> Prompt:
Set down the data below from its first line to the line holding "from matplotlib.patches import Rectangle", inclusive; omit all pictures.

> Dataset records:
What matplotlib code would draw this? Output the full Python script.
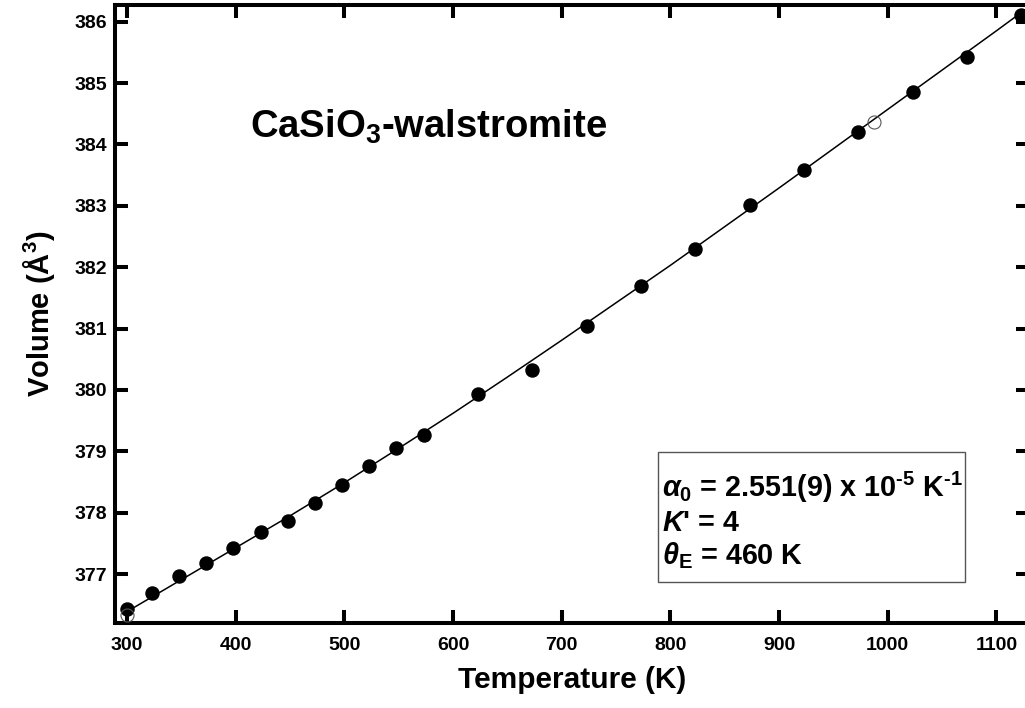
import numpy as np
from matplotlib import pyplot as plt
from matplotlib.patches import Rectangle

plt.rcParams['font.family'] = 'Liberation Sans'
plt.rcParams['font.weight'] = 'bold'
plt.rcParams['mathtext.fontset'] = 'custom'
plt.rcParams['mathtext.rm'] = 'Liberation Sans:bold'
plt.rcParams['mathtext.it'] = 'Liberation Sans:italic:bold'
plt.rcParams['mathtext.bf'] = 'Liberation Sans:bold'
plt.rcParams['mathtext.default'] = 'rm'

# measured unit-cell volumes (filled) and excluded points (open)
T_filled = [300, 323, 348, 373, 398, 423, 448, 473, 498, 523, 548, 573,
            623, 673, 723, 773, 823, 873, 923, 973, 1023, 1073, 1123]
V_filled = [376.43, 376.69, 376.97, 377.18, 377.42, 377.68, 377.87, 378.16,
            378.46, 378.77, 379.06, 379.27, 379.93, 380.33, 381.05, 381.69,
            382.30, 383.02, 383.59, 384.21, 384.85, 385.42, 386.10]
T_open = [300, 987]
V_open = [376.33, 384.36]

# fitted curve
T_fit = [300, 350, 400, 450, 500, 550, 600, 650, 700, 750, 800, 850,
         900, 950, 1000, 1050, 1100, 1130]
V_fit = [376.39, 376.91, 377.43, 377.95, 378.49, 379.05, 379.62, 380.21,
         380.81, 381.42, 382.03, 382.66, 383.29, 383.93, 384.57, 385.21,
         385.85, 386.24]

x_ticks = [300, 400, 500, 600, 700, 800, 900, 1000, 1100]
y_ticks = [377, 378, 379, 380, 381, 382, 383, 384, 385, 386]

fig = plt.figure(figsize=(10.25, 7.08), dpi=100)
ax = fig.add_axes([0.1122, 0.1205, 0.8917, 0.8724])

ax.plot(T_fit, V_fit, color='black', lw=1.1, zorder=2)
ax.plot(T_filled, V_filled, 'o', color='black', ms=9.4, zorder=3)
ax.plot(T_open, V_open, 'o', mfc='none', mec='#555555', mew=0.8, ms=9.4, zorder=4)

ax.set_xlim(289, 1130)
ax.set_ylim(376.21, 386.27)
ax.set_xticks(x_ticks)
ax.set_yticks(y_ticks)

for s in ax.spines.values():
    s.set_linewidth(2.9)
ax.tick_params(direction='in', length=9.5, width=2.9, top=True, right=True,
               labelsize=14)
ax.tick_params(axis='x', pad=10)
ax.tick_params(axis='y', pad=6)

ax.set_xlabel('Temperature (K)', fontsize=21.5, fontweight='bold')
ax.set_ylabel('Volume (Å$^{3}$)', fontsize=21, fontweight='bold')
ax.xaxis.set_label_coords(0.5, -0.070)
ax.yaxis.set_label_coords(-0.0635, 0.5)

ax.text(0.148, 0.786, 'CaSiO$_{3}$-walstromite', transform=ax.transAxes,
        fontsize=27.5, fontweight='bold', va='baseline', ha='left')

ax.add_patch(Rectangle((0.594, 0.066), 0.336, 0.210, transform=ax.transAxes,
                       fill=False, ec='#555555', lw=1.0, zorder=5))
box_lines = [r'$\mathit{\alpha}_{0}$ = 2.551(9) x 10$^{\text{-5}}$ K$^{\text{-1}}$',
             r"$\mathit{K}$' = 4",
             r'$\mathit{\theta}_{E}$ = 460 K']
for i, s in enumerate(box_lines):
    ax.text(0.598, 0.204 - i * 0.055, s, transform=ax.transAxes,
            fontsize=20.7, fontweight='bold', va='baseline', ha='left')

fig.savefig('out.png', dpi=100)
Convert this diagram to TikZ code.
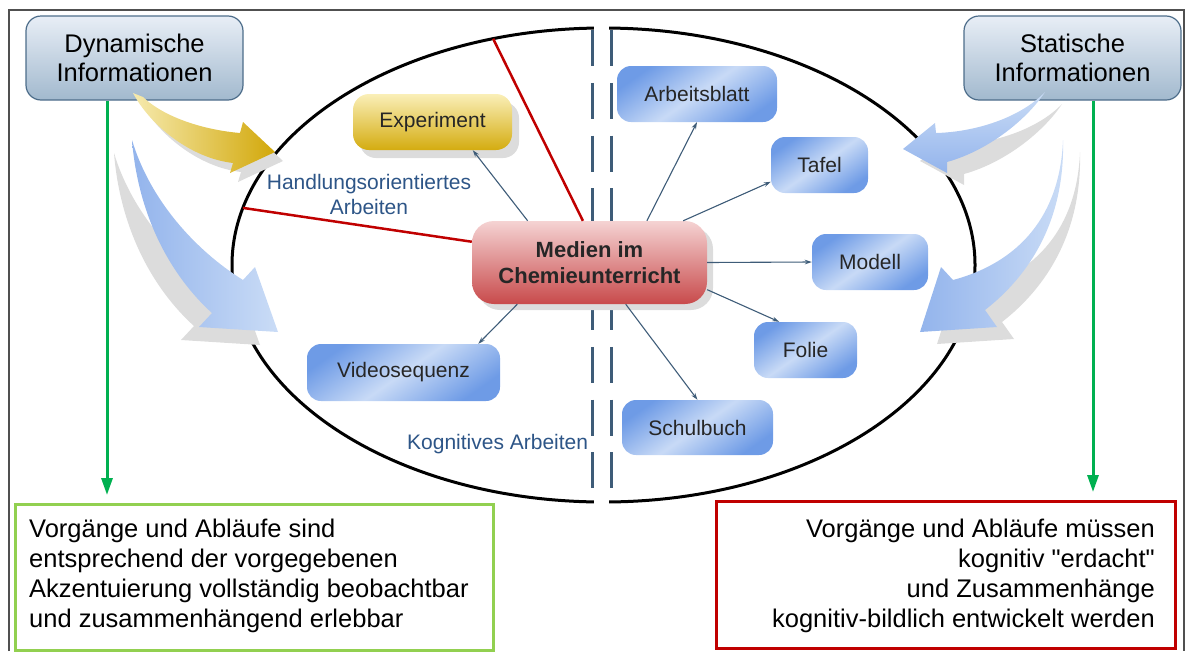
\documentclass[tikz,border=0pt]{standalone}
\usepackage{fontspec}
\setmainfont{Liberation Sans}[Ligatures=TeXOff]
\usetikzlibrary{arrows.meta,shapes.geometric,shadows,calc}
\newcommand\fsz[2]{\fontsize{#1}{#2}\selectfont}

\definecolor{framegrey}{HTML}{505050}
\definecolor{infotop}{HTML}{E8EEF6}
\definecolor{infobot}{HTML}{A2B9CE}
\definecolor{infoline}{HTML}{4D6D8A}
\definecolor{medtop}{HTML}{F5D3D3}
\definecolor{medbot}{HTML}{C84A4B}
\definecolor{exptop}{HTML}{FAEFB8}
\definecolor{expbot}{HTML}{D4AC10}
\definecolor{bdark}{HTML}{6E9BE6}
\definecolor{blight}{HTML}{C8DAF6}
\definecolor{arrdark}{HTML}{93B4EC}
\definecolor{arrlight}{HTML}{CADCF6}
\definecolor{ylight}{HTML}{F6EAAE}
\definecolor{ydark}{HTML}{D2A80A}
\definecolor{shadowgrey}{HTML}{DCDCDC}
\definecolor{slate}{HTML}{3E5C78}
\definecolor{linkred}{HTML}{C00000}
\definecolor{gline}{HTML}{00B050}
\definecolor{gbox}{HTML}{92D050}
\definecolor{labelblue}{HTML}{2D5587}
\definecolor{txt}{HTML}{262626}

\begin{document}
\begin{tikzpicture}[x=1pt,y=-1pt,
  info/.style={draw=infoline, line width=1.2pt, rounded corners=15pt,
    top color=infotop, bottom color=infobot, inner sep=0pt, align=center,
    font=\fsz{25.5}{29}, text=black, minimum width=217pt, minimum height=84pt},
  medbox/.style={rounded corners=22pt, top color=medtop, bottom color=medbot,
    inner sep=0pt, align=center, font=\fsz{22}{26}\bfseries, text=txt,
    minimum width=235pt, minimum height=83pt,
    drop shadow={shadow xshift=6pt, shadow yshift=-6pt, fill=shadowgrey, opacity=1}},
  expbox/.style={rounded corners=16pt, top color=exptop, bottom color=expbot,
    inner sep=0pt, font=\fsz{21}{25}, text=txt, minimum height=56pt,
    drop shadow={shadow xshift=7pt, shadow yshift=-8pt, fill=shadowgrey, opacity=1}},
  bluebox/.style={rounded corners=14pt, top color=bdark, bottom color=bdark,
    middle color=blight, shading angle=35, inner sep=0pt,
    font=\fsz{21}{25}, text=txt, minimum height=56pt},
  link/.style={draw=slate, line width=1.1pt, -{Stealth[length=7pt,width=4.5pt]}},
  redlink/.style={draw=linkred, line width=2.5pt},
  garrow/.style={draw=gline, line width=3pt, -{Triangle[length=17pt,width=11pt]}, shorten >=8pt},
  lbl/.style={font=\fsz{21}{25}, text=labelblue, inner sep=0pt},
  boxtext/.style={font=\fsz{25.5}{30}, text=black, inner sep=0pt}
]
\useasboundingbox (0,0) rectangle (1185,651);

% outer frame
\draw[framegrey, line width=2pt] (9,651) -- (9,10) -- (1183.5,10) -- (1183.5,651);

% central ellipse with openings for the divider
\node[draw=black, line width=3pt, ellipse, minimum width=743pt, minimum height=474pt,
  inner sep=0pt, outer sep=0pt] (ell) at (603.5,265) {};
\fill[white] (594,16) rectangle (609,42);
\fill[white] (594,488) rectangle (609,514);

% double dashed divider
\draw[slate, line width=3pt, dash pattern=on 36pt off 16.8pt] (592,30) -- (592,502);
\draw[slate, line width=3pt, dash pattern=on 36pt off 16.8pt] (611,30) -- (611,502);

% information boxes
\node[info] (dyn) at (134.5,58) {Dynamische\\Informationen};
\node[info] (sta) at (1072.5,58) {Statische\\Informationen};

% media nodes
\node[medbox] (med) at (589.5,262.5) {Medien im\\Chemieunterricht};
\node[expbox, minimum width=159pt] (exp) at (432.5,122) {Experiment};
\node[bluebox, minimum width=160pt] (arb) at (697,94) {Arbeitsblatt};
\node[bluebox, minimum width=97pt] (taf) at (819.5,165) {Tafel};
\node[bluebox, minimum width=116pt] (mod) at (870,262) {Modell};
\node[bluebox, minimum width=103pt] (fol) at (805.5,350) {Folie};
\node[bluebox, minimum width=151pt, minimum height=55pt] (sch) at (697.5,427.5) {Schulbuch};
\node[bluebox, minimum width=193pt, minimum height=57pt] (vid) at (403.5,372.5) {Videosequenz};

% red separators
\draw[redlink] (ell.116) -- (med.99);
\draw[redlink] (ell.171) -- (med.170);

% links from the centre
\draw[link] (med.146) -- (exp.325);
\draw[link] (med.36) -- (arb.south);
\draw[link] (med.24) -- (taf.199);
\draw[link] (med.east) -- (mod.west);
\draw[link] (med.-13) -- (fol.133);
\draw[link] (med.-49) -- (sch.north);
\draw[link] (med.210) -- (vid.21);

% labels (base anchor sits on the last line)
\node[lbl, anchor=base, align=center] (hand) at (369,214) {Handlungsorientiertes\\Arbeiten};
\node[lbl, anchor=base west] (kog) at (407,449) {Kognitives Arbeiten};

% curved block arrows
\path[preaction={fill=shadowgrey, transform canvas={shift={(8pt,-9pt)}}},
  left color=ylight, right color=ydark]
  (133,93) .. controls (150,125) and (190,158) .. (233,163) -- (230,173) -- (275,152)
  -- (243,122) -- (240,133) .. controls (205,130) and (165,118) .. (143,97) -- cycle;

\path[preaction={fill=shadowgrey, transform canvas={shift={(-18pt,-13pt)}}},
  left color=arrdark, right color=arrlight]
  (132,140) .. controls (150,200) and (195,250) .. (243,280) -- (255,267) -- (278,332)
  -- (199,327) -- (212,313) .. controls (170,275) and (138,215) .. (132,140) -- cycle;

\path[preaction={fill=shadowgrey, transform canvas={shift={(17pt,-12pt)}}},
  top color=arrlight, bottom color=arrdark]
  (1045,92) .. controls (1020,118) and (975,132) .. (936,133) -- (935,123) -- (903,149)
  -- (947,173) -- (947,162) .. controls (990,150) and (1028,118) .. (1045,92) -- cycle;

\path[preaction={fill=shadowgrey, transform canvas={shift={(17pt,-12pt)}}},
  left color=arrdark, right color=arrlight]
  (1063,140) .. controls (1060,215) and (1020,262) .. (953,280) -- (941,267) -- (920,332)
  -- (997,327) -- (985,310) .. controls (1030,275) and (1065,220) .. (1063,140) -- cycle;

% result boxes
\node[draw=gbox, line width=2.5pt, minimum width=478pt, minimum height=146pt,
  inner sep=0pt, anchor=north west] (boxL) at (14,503) {};
\node[draw=linkred, line width=2.5pt, minimum width=459pt, minimum height=147pt,
  inner sep=0pt, anchor=north west] (boxR) at (715,500) {};

\node[boxtext, anchor=base west, align=left] (txtL) at (29,627)
  {Vorgänge und Abläufe sind\\entsprechend der vorgegebenen\\Akzentuierung vollständig beobachtbar\\und zusammenhängend erlebbar};
\node[boxtext, anchor=base east, align=right] (txtR) at (1155,627)
  {Vorgänge und Abläufe müssen\\kognitiv "erdacht"\\und Zusammenhänge\\kognitiv-bildlich entwickelt werden};

% green arrows
\coordinate (gl) at (107,0);
\coordinate (gr) at (1093,0);
\draw[garrow] (dyn.south -| gl) -- (boxL.north -| gl);
\draw[garrow] (sta.south -| gr) -- (boxR.north -| gr);
\end{tikzpicture}
\end{document}
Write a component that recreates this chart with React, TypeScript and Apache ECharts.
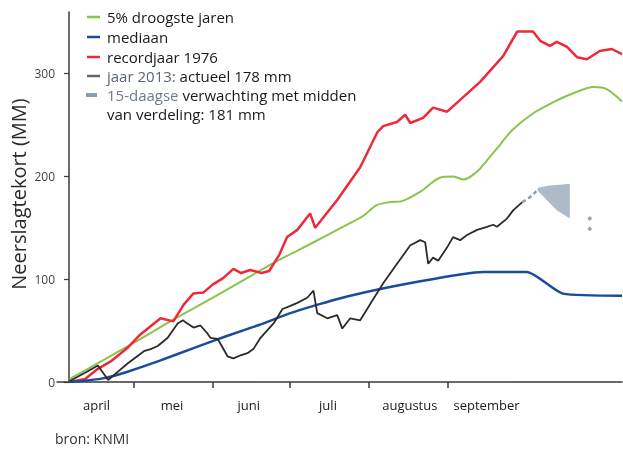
import React, { useEffect, useRef } from 'react';
import * as echarts from 'echarts';

// x = days since 1 April, y = neerslagtekort (mm)
const droogsteJaren: [number, number][] = [
  [5, 3], [15, 17], [30, 38], [45, 60], [61, 82], [75, 102], [84, 115], [95, 129], [105, 142],
  [115, 155], [120, 162], [125, 172], [130, 175], [135, 176], [142, 185], [150, 199], [155, 200],
  [159, 197], [164, 204], [168, 215], [173, 230], [178, 245], [186, 261], [194, 272], [201, 280],
  [210, 287], [215, 285], [221, 273],
];

const mediaan: [number, number][] = [
  [5, 0], [12, 1.5], [19, 4], [27.6, 10], [40.5, 21], [53.4, 33], [66.7, 45], [79.6, 56],
  [91.3, 67], [103, 76], [114.7, 84], [140, 97], [166.7, 107], [183.8, 107], [197.9, 86], [221, 84],
];

const recordjaar1976: [number, number][] = [
  [5, 0], [11, 3], [15.5, 12], [21, 20], [27.5, 33], [32.5, 46], [36.5, 54], [40.5, 62], [45.5, 59],
  [49.5, 75], [53.3, 86], [57.2, 87], [61, 95], [65, 101], [69, 110], [72, 106], [75.6, 109], [80, 106],
  [83, 108], [87, 124], [90, 141], [94, 148], [99, 164], [101, 150], [109.6, 177], [118.6, 209],
  [125.3, 243], [127.6, 249], [133, 253], [136.2, 260], [138.2, 252], [143.2, 257], [147.1, 267],
  [152.6, 263], [165.5, 292], [174.5, 317], [180, 341], [186.2, 341], [189, 332], [192.8, 327],
  [195.5, 331], [199.5, 326], [203.4, 316], [207.3, 314], [212.3, 322], [217, 324], [221, 319],
];

const jaar2013: [number, number][] = [
  [5, 1], [11, 9], [16, 16], [18, 9], [20, 2], [21, 4], [27.6, 18], [34, 30], [36.6, 32], [39.4, 35],
  [43.3, 43], [47.2, 57], [49.2, 60], [51, 57], [53.4, 53], [56.1, 55], [58.9, 47], [60, 43],
  [62.8, 42], [64, 37], [66.7, 25], [69, 23], [71.8, 26], [74.5, 28], [76.8, 32], [79.6, 43],
  [84.7, 57], [88.2, 71], [91.3, 74], [94, 77], [97.9, 82], [100.3, 89], [101.8, 67], [105.7, 62],
  [109.6, 65], [111.6, 52], [114.7, 62], [118.6, 60], [123.3, 79], [127.6, 96], [133, 115],
  [138.2, 133], [142.1, 138], [144, 136], [145.2, 115], [147.1, 121], [149.1, 118], [152.6, 131],
  [154.9, 141], [157.7, 138], [160.4, 143], [164.3, 148], [168.2, 151], [170.6, 153], [172.1, 151],
  [176, 159], [178.4, 167], [182, 175],
];

const verwachting: [number, number][] = [[182, 175], [184, 178], [186, 182], [188, 187]];
const fanUpper: [number, number][] = [[188, 189], [192, 191], [196.5, 192], [200.6, 193]];
const fanLower: [number, number][] = [[188, 186], [191.6, 177], [195.5, 167], [200.6, 159]];
const verwachtingStippen: [number, number][] = [[208.4, 159], [208.4, 149]];

const monthTickDays = [30, 61, 91, 122, 153];
const monthLabelDays = [15.5, 45, 75, 106, 138, 168];
const monthLabels = ['april', 'mei', 'juni', 'juli', 'augustus', 'september'];
const yTicks = [0, 100, 200, 300];

const FONT = '"Open Sans", "Noto Sans", sans-serif';
const GREEN = '#8cc34b';
const BLUE = '#1b4b9b';
const RED = '#ec2a3c';
const BLACK = '#2b2b2b';
const FORE = '#8d9db1';
const AXIS = '#3a3a3a';

export default function App() {
  const ref = useRef<HTMLDivElement>(null);
  useEffect(() => {
    const chart = echarts.init(ref.current!, null, { renderer: 'svg' });
    const legendY = [17, 37, 57, 76, 95];
    const legendLine = (y: number, color: string) => ({
      type: 'line',
      shape: { x1: 87, y1: y, x2: 100, y2: y },
      style: { stroke: color, lineWidth: 2.5 },
    });
    const legendText = (y: number, text: string, rich?: any) => ({
      type: 'text',
      x: 107,
      y,
      style: {
        text,
        fontSize: 15,
        fontFamily: FONT,
        fill: '#1a1a1a',
        verticalAlign: 'middle',
        rich,
      },
    });
    chart.setOption({
      animation: false,
      grid: { left: 57, right: 1, top: 12, bottom: 68 },
      xAxis: {
        type: 'value',
        min: 0,
        max: 221,
        axisLine: { show: true, onZero: false, lineStyle: { color: AXIS, width: 1.5 } },
        axisTick: { show: true, customValues: monthTickDays, length: 6, lineStyle: { color: AXIS, width: 1.5 } },
        axisLabel: {
          customValues: monthLabelDays,
          formatter: (v: number) => monthLabels[monthLabelDays.indexOf(v)] ?? '',
          fontSize: 13,
          fontFamily: FONT,
          color: '#1a1a1a',
          margin: 16,
        },
        splitLine: { show: false },
      },
      yAxis: {
        type: 'value',
        min: 0,
        max: 360,
        offset: -12,
        axisLine: { show: true, onZero: false, lineStyle: { color: AXIS, width: 1.5 } },
        axisTick: { show: true, customValues: yTicks, length: 5, lineStyle: { color: AXIS, width: 1.2 } },
        axisLabel: { customValues: yTicks, margin: 14, fontSize: 12, fontFamily: FONT, color: '#444' },
        splitLine: { show: false },
      },
      series: [
        {
          name: '5% droogste jaren',
          type: 'line',
          data: droogsteJaren,
          smooth: 0.3,
          showSymbol: false,
          lineStyle: { color: GREEN, width: 2 },
        },
        {
          name: 'recordjaar 1976',
          type: 'line',
          data: recordjaar1976,
          showSymbol: false,
          lineStyle: { color: RED, width: 2.5 },
        },
        {
          name: 'mediaan',
          type: 'line',
          data: mediaan,
          smooth: 0.2,
          showSymbol: false,
          lineStyle: { color: BLUE, width: 2.5 },
        },
        {
          name: 'jaar 2013',
          type: 'line',
          data: jaar2013,
          showSymbol: false,
          lineStyle: { color: BLACK, width: 1.8 },
        },
        {
          name: '15-daagse verwachting',
          type: 'line',
          data: verwachting,
          showSymbol: false,
          lineStyle: { color: FORE, width: 2.5, type: [4, 3] },
        },
        {
          name: 'verwachting spreiding',
          type: 'custom',
          data: [fanUpper[0]],
          renderItem: (_params: any, api: any) => {
            const pts = [
              ...fanUpper.map((p) => api.coord(p)),
              ...fanLower.slice().reverse().map((p) => api.coord(p)),
            ];
            return {
              type: 'polygon',
              shape: { points: pts },
              style: { fill: FORE, opacity: 0.7 },
            };
          },
        },
        {
          name: 'verwachting stippen',
          type: 'scatter',
          data: verwachtingStippen,
          symbolSize: 4,
          itemStyle: { color: '#7d8fa5' },
        },
      ],
      graphic: [
        legendLine(legendY[0], GREEN),
        legendText(legendY[0], '5% droogste jaren'),
        legendLine(legendY[1], BLUE),
        legendText(legendY[1], 'mediaan'),
        legendLine(legendY[2], RED),
        legendText(legendY[2], 'recordjaar 1976'),
        legendLine(legendY[3], '#5f6873'),
        legendText(legendY[3], '{g|jaar 2013:} actueel 178 mm', {
          g: { fill: '#5b6573', fontSize: 15, fontFamily: FONT },
        }),
        {
          type: 'rect',
          shape: { x: 86, y: 93, width: 11, height: 4 },
          style: { fill: FORE },
        },
        legendText(legendY[4], '{g|15-daagse} verwachting met midden', {
          g: { fill: '#6b7a8c', fontSize: 15, fontFamily: FONT },
        }),
        legendText(114, 'van verdeling: 181 mm'),
        {
          type: 'text',
          x: 18,
          y: 194,
          rotation: Math.PI / 2,
          style: {
            text: 'Neerslagtekort (MM)',
            fontSize: 20,
            fontFamily: FONT,
            fill: '#2a2a2a',
            align: 'center',
            verticalAlign: 'middle',
          },
        },
        {
          type: 'text',
          x: 55,
          y: 438,
          style: {
            text: 'bron: KNMI',
            fontSize: 14,
            fontFamily: FONT,
            fill: '#333',
            verticalAlign: 'middle',
          },
        },
      ],
    });
    return () => chart.dispose();
  }, []);
  return <div ref={ref} style={{ position: 'fixed', left: 0, top: 0, width: 623, height: 450 }} />;
}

> Solution for this exercise:
What matplotlib code would draw this? Output the full Python script.
import numpy as np
from matplotlib import pyplot as plt
from matplotlib.patches import Rectangle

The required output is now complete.